To better serve business, an Ohioan named Frank Burrelle established a clipping bureau in New York City in 1888. It is said that he came up with the idea after overhearing two businessmen -- possibly in a saloon -- discuss the need to collect news stories about their own companies.* The great success of Burrelle’s Press Clipping Bureau would have been impossible without Frank’s partner, his wife Nellie.     

Advertisement for Burrelle's, 1910
(Museum of Public Relations)

That brings us back to James Buchanan, who worked as an office boy at Burrelle’s for three weeks during the summer of 1904.

The son of Scottish immigrants, fifteen-year-old James lived in Brooklyn with his father, Robert, a boiler master, and his mother, Elizabeth. He was one of eleven siblings, evidently the only Buchanan child who dropped out of school and started running around town when he was ten years old.  Sometimes he would disappear for weeks, his mother told a newspaper reporter for the Brooklyn Daily Eagle.

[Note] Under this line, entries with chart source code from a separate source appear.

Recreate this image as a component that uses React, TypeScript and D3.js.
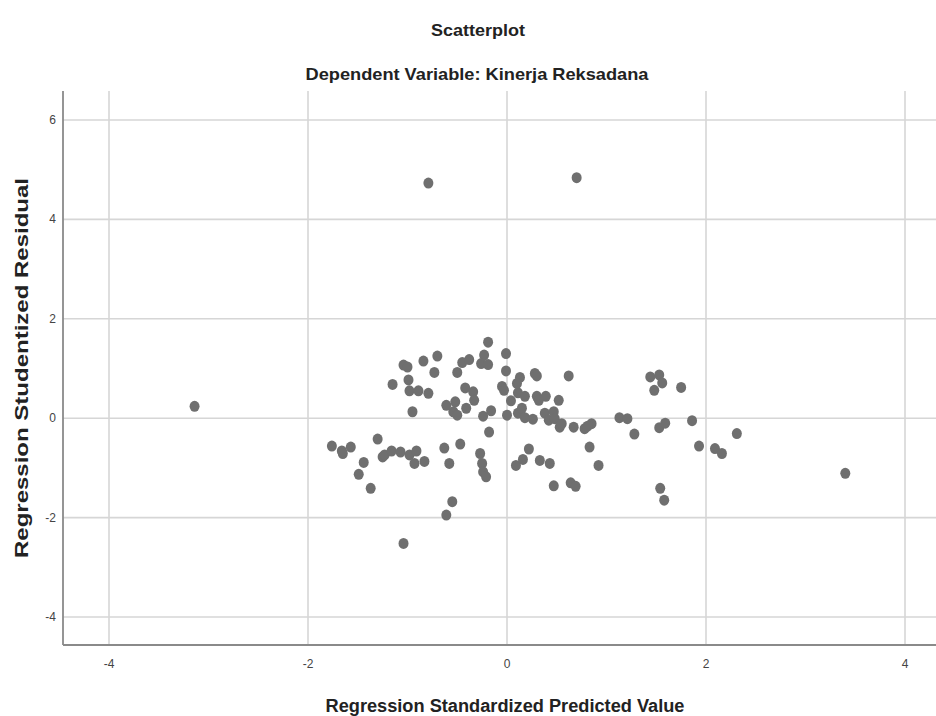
import React from "react";
import * as d3 from "d3";

const width = 936;
const height = 716;

// x = standardized predicted value, y = studentized residual
const predicted = [
  -3.14, -0.79, 0.70, 3.40,
  -1.76, -1.66, -1.65, -1.57, -1.49, -1.44, -1.37, -1.30, -1.25, -1.23, -1.16, -1.07, -0.98, -0.91, -0.93, -0.83, -1.04,
  -1.15, -1.04, -1.00, -0.99, -0.98, -0.89, -0.84, -0.79, -0.73, -0.70, -0.95, -0.61, -0.52, -0.54, -0.50, -0.50,
  -0.45, -0.38, -0.42, -0.34, -0.33, -0.41, -0.24, -0.16, -0.19, -0.23, -0.26, -0.19, -0.01, -0.01, -0.05, -0.03,
  0.00, 0.04, 0.11, 0.18, 0.13, 0.10, 0.11, 0.15, 0.18, 0.28, 0.30, 0.30, 0.39, 0.32, 0.52, 0.26, 0.38, 0.47,
  0.42, 0.48, 0.53, 0.55, 0.62, 0.67, 0.78, 0.85, 0.81,
  -0.18, -0.47, -0.63, -0.58, -0.27, -0.25, -0.24, -0.21, -0.55, -0.61,
  0.09, 0.16, 0.22, 0.33, 0.43, 0.47, 0.64, 0.69, 0.83, 0.92,
  1.13, 1.21, 1.28, 1.44, 1.53, 1.56, 1.48, 1.75, 1.53, 1.59, 1.86, 1.93, 2.09, 2.16, 2.31, 1.54, 1.58,
];
const residual = [
  0.24, 4.73, 4.84, -1.11,
  -0.56, -0.66, -0.71, -0.58, -1.13, -0.89, -1.41, -0.42, -0.78, -0.74, -0.66, -0.68, -0.74, -0.66, -0.91, -0.87, -2.52,
  0.68, 1.07, 1.03, 0.77, 0.55, 0.55, 1.15, 0.50, 0.92, 1.25, 0.13, 0.26, 0.33, 0.13, 0.06, 0.92,
  1.12, 1.18, 0.61, 0.53, 0.36, 0.20, 0.04, 0.15, 1.53, 1.27, 1.10, 1.08, 1.30, 0.95, 0.64, 0.56,
  0.06, 0.35, 0.51, 0.44, 0.82, 0.70, 0.10, 0.20, 0.01, 0.90, 0.85, 0.44, 0.44, 0.36, 0.36, -0.02, 0.10, 0.13,
  -0.04, -0.01, -0.18, -0.11, 0.85, -0.18, -0.21, -0.11, -0.16,
  -0.28, -0.52, -0.60, -0.91, -0.71, -0.91, -1.08, -1.18, -1.68, -1.95,
  -0.95, -0.83, -0.62, -0.85, -0.91, -1.36, -1.30, -1.37, -0.58, -0.95,
  0.01, -0.01, -0.32, 0.83, 0.87, 0.71, 0.56, 0.62, -0.19, -0.10, -0.05, -0.56, -0.61, -0.71, -0.31, -1.41, -1.65,
];

const xTicks = [-4, -2, 0, 2, 4];
const yTicks = [-4, -2, 0, 2, 4, 6];

const title = "Scatterplot";
const subtitle = "Dependent Variable: Kinerja Reksadana";
const xLabel = "Regression Standardized Predicted Value";
const yLabel = "Regression Studentized Residual";

const left = 63;
const top = 91;
const bottom = 645;

const x = d3.scaleLinear().domain([-4, 4]).range([109, 905]);
const y = d3.scaleLinear().domain([-4, 6]).range([617, 120]);

const font = "'Liberation Sans', Arial, sans-serif";

export default function App() {
  const points = predicted.map((p, i) => ({ p, r: residual[i] }));

  return (
    <svg width={width} height={height} style={{ position: "absolute", left: 0, top: 0, background: "#fff" }}
         fontFamily={font}>
      <text x={478} y={36} textAnchor="middle" fontSize={17} fontWeight="bold" fill="#222"
            textLength={94} lengthAdjust="spacingAndGlyphs">{title}</text>
      <text x={477} y={80} textAnchor="middle" fontSize={17} fontWeight="bold" fill="#222"
            textLength={343} lengthAdjust="spacingAndGlyphs">{subtitle}</text>

      {/* grid */}
      {yTicks.map(t => (
        <line key={"gy" + t} x1={left} x2={width} y1={y(t)} y2={y(t)} stroke="#d6d6d6" strokeWidth={1.6}/>
      ))}
      {xTicks.map(t => (
        <line key={"gx" + t} x1={x(t)} x2={x(t)} y1={top} y2={bottom} stroke="#d6d6d6" strokeWidth={1.6}/>
      ))}

      {/* axes */}
      <line x1={left} x2={left} y1={top} y2={bottom} stroke="#8a8a8a" strokeWidth={1.8}/>
      <line x1={left} x2={width} y1={bottom} y2={bottom} stroke="#8a8a8a" strokeWidth={1.8}/>

      {yTicks.map(t => (
        <text key={"ly" + t} x={56} y={y(t) + 4} textAnchor="end" fontSize={12} fill="#444">{t}</text>
      ))}
      {xTicks.map(t => (
        <text key={"lx" + t} x={x(t)} y={668} textAnchor="middle" fontSize={12} fill="#444">{t}</text>
      ))}

      <text x={505} y={712} textAnchor="middle" fontSize={18} fontWeight="bold" fill="#222"
            textLength={359} lengthAdjust="spacingAndGlyphs">{xLabel}</text>
      <text transform="translate(28,368) rotate(-90)" textAnchor="middle" fontSize={18} fontWeight="bold" fill="#222"
            textLength={380} lengthAdjust="spacingAndGlyphs">{yLabel}</text>

      {points.map((d, i) => (
        <ellipse key={i} cx={x(d.p)} cy={y(d.r)} rx={5} ry={5.5} fill="#6f6f6f"/>
      ))}
    </svg>
  );
}
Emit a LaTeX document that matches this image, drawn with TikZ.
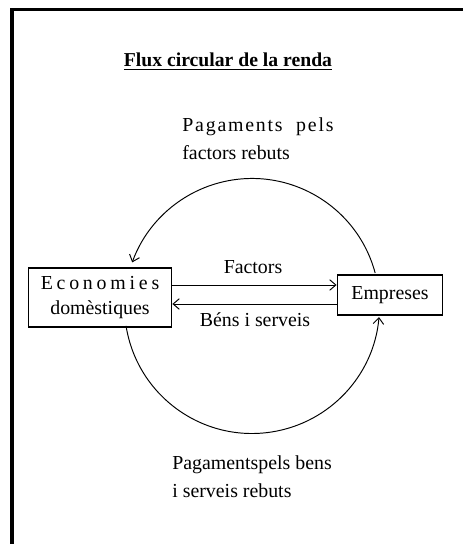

 “He has given us a good deal of trouble,” she said. “James is the only wild one.”

BEWAILS HER SON’S FAULTS
Mother of Young James Buchanan
Fears He’s a Criminal

What precipitated the publicity, in August 1904, is that James stole $65 from Burrelle’s. The manager of the bureau, an amateur historian named Charles Hemstreet, had asked James to go to the bank to change large bills to small bills.

James did not return. Instead, he headed west. He had been talking about the Louisiana Purchase Exposition – the St. Louis World’s Fair – since it opened in April, Mrs. Buchanan said. Hemstreet agreed that James had an “intense desire” to visit the Fair.


Who could blame him? I can see him rocking in his seat on the Ferris wheel, 265 feet in the air, leaning over the side to take in the Textiles, Electricity-Machinery, and Transportation Buildings, the Lagoon, the Crystal Palace Tower, Observatory and Wireless Telegraph Station, the Palace of the Arts . . .

 . . . and spending that $65 on cotton candy, ice cream cones, hotdogs, hamburgers – palatable new delights introduced at the fair!

Surely James had a great time in St. Louis. By September, when the fair closed, he had presumably wended his way back east, where he would settle down and marry and become, at various points, a clerk, a bookkeeper, and the assistant superintendent of a plumbing supply house.

There’s one odd aspect of James’s story: the discrepancy between his mother’s description of her son and that of Charles Hemstreet, who considered James to be a “model boy.” The New York Times reported:

The press-clipping bureau people thought the boy a jewel. He parted his hair daily, spoke in a soft voice, was never heard to use bad language, had a neatly folded, clean handkerchief every morning, and never shirked his work except to read a New Testament that he always carried with him.

On his second day at the clipping bureau he astonished manager Charles Hemstreet by asking to be allowed to attend his Bible class. The manager was so astonished that he complied. The boy even got the manager so interested that he tried to help him in his studies, but found the boy almost as proficient as he was.

So, which was it? Can the wild one also be a student of the Bible who parts his hair daily?

 


*Burrelle's was not the first clipping bureau; the service existed in Paris and London by 1880, and in Chicago and New York City by the mid-1880s.